I almost wish they had. The suffering this has created for everyone involved is unspeakable. I'm thinking particularly of the son Schwarzenegger bore with a staff member. All of Arnold's money and power can't buy that boy the trust of his parents.

Tuesday, May 3, 2011

The path of sanity and openness

"I thought we were better than that."

So said a co-worker, after I asked her about her response to Osama bin Laden's death. We were both feeling queasy about the World Cup-type celebrations of a human being's death--even if that human being is not only responsible for the deaths of thousands he called infidel, but also unrepentant.

I don't think we're better than that. I do think there's a very human need to find closure- to the shock and pain and grief of 9/11, of two endless wars, of a floundering world economy--wherever we can. I'm thinking about that photograph of the sailor and a nurse passionately kissing in Times Square on V-J day in 1945. That was the end to a war that had gone on too long and claimed so many lives.

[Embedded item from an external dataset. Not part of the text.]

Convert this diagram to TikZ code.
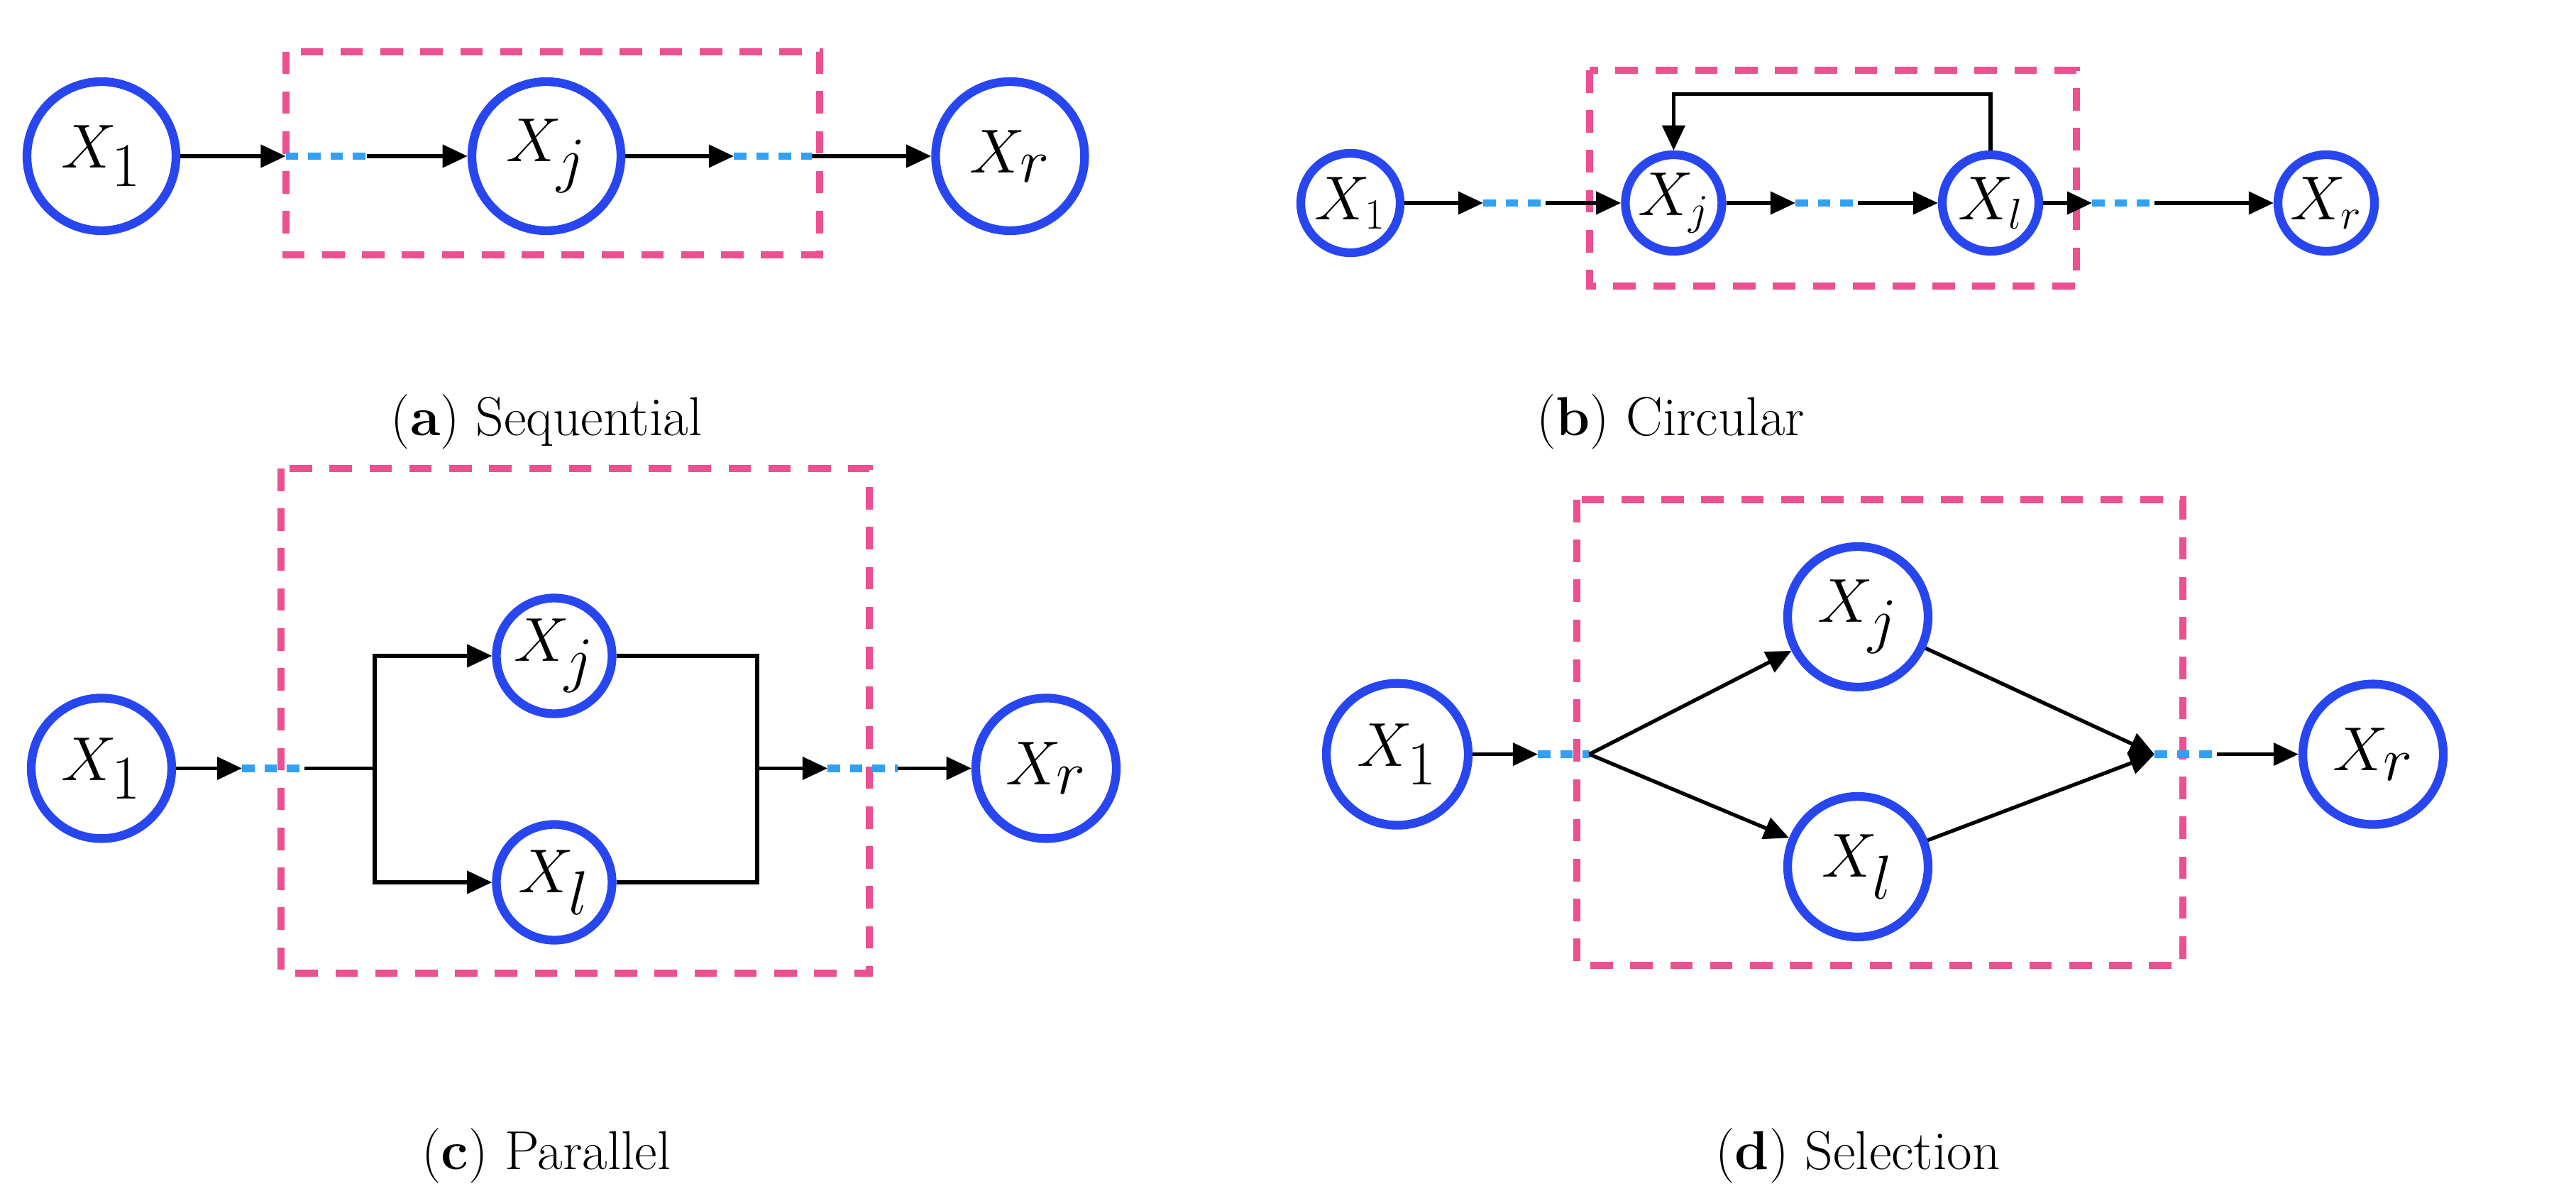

Their joy at having the rest of their lives ahead of them is palpable. Osama's death might just be the end of a life that must have been devoid of joy. Not the end of a movement, or of violence.

For many who were directly affected by 9/11, Osama's death is something to celebrate. On the front page of our community's local newspaper, there was a photo of a young soldier who had lost his eye in Iraq. Can anyone truly blame him for being happy about the death of someone whose actions declared war on our country? Can anyone blame 9/11 survivors?

Osama clearly hated life. He was exiled from his own country. After 9/11 he was forced into hiding, basically imprisoning himself in maximum security. What kind of life could he have lived under these conditions?

I do think we can be better than this. And it's up to those of us who are committed to what Chogyam Trungpa Rinpoche calls the path of sanity and openness to live like we mean it.